Oh yeah. Lisa has been my Rock of Gibraltar. She let me know that she loved and cared about me, but that I needed to help myself.
She gave me shelter and a place to hide, because when you feel like that, you just want to be alone. So it was a dark time for me, but she got out of my way, and just let me crawl until I climbed back up.
You consciously left the entertainment industry, and went to work in a tennis club and on a farm, where you picked fruit. What was that like?
Manning the desk at the tennis club wasn’t for me, you know? But I loved the farm. No-one knew me, and I loved being outdoors. I stayed the entire that summer season and I got a lot of asparagus. I love asparagus to this day!
Shortly before Whitney died, you gave away some of the mementoes of your time together. I wondered what you parted with, and what you decided to keep?
I presented a lot of gold and platinum discs to the Whitney Houston Academy of Performing Arts, which is the grammar school that she attended. But I kept the plaques for The Star Spangled Banner and her first single, You Give Good Love. And I kept letters from people around the world, heads of state like Nelson Mandela. All my tour books I kept, you know, different notes, And the Bible Whitney gave me, I kept.
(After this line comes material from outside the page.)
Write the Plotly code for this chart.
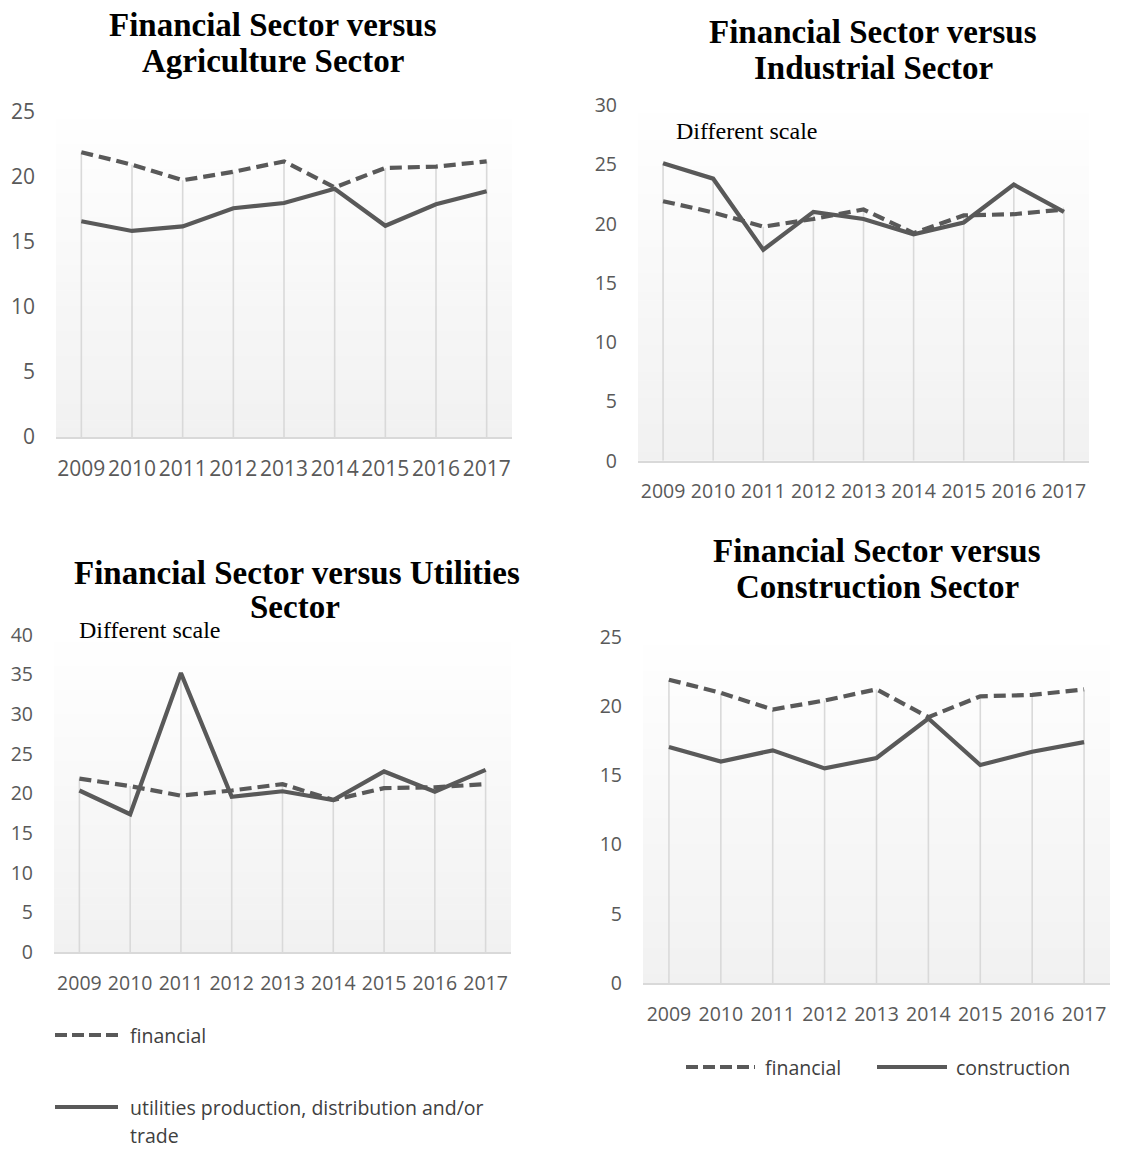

Do you still listen to her music?
After I left the company, I didn’t listen to her music for a while. And then one day I listened to Exhale. which was one of my mother’s favourites. And then I played The Greatest Love Of All for my daughter and she she loved it. I mean, I found her playing it in her room on her Alexa. And so, lately, you know, I have a couple of favourites including the Preacher’s Wife.
So it’s mainly the gospel songs?
Oh, yeah. I mean, I listen to a lot of gospel music, and even if it’s not the Preacher’s Wife, it is the gospel music that Whitney played – like Fred Hammond, Yolanda Adams, Persuaded, Through The Storm. She loved gospel music. It’s the music she loved to sing most.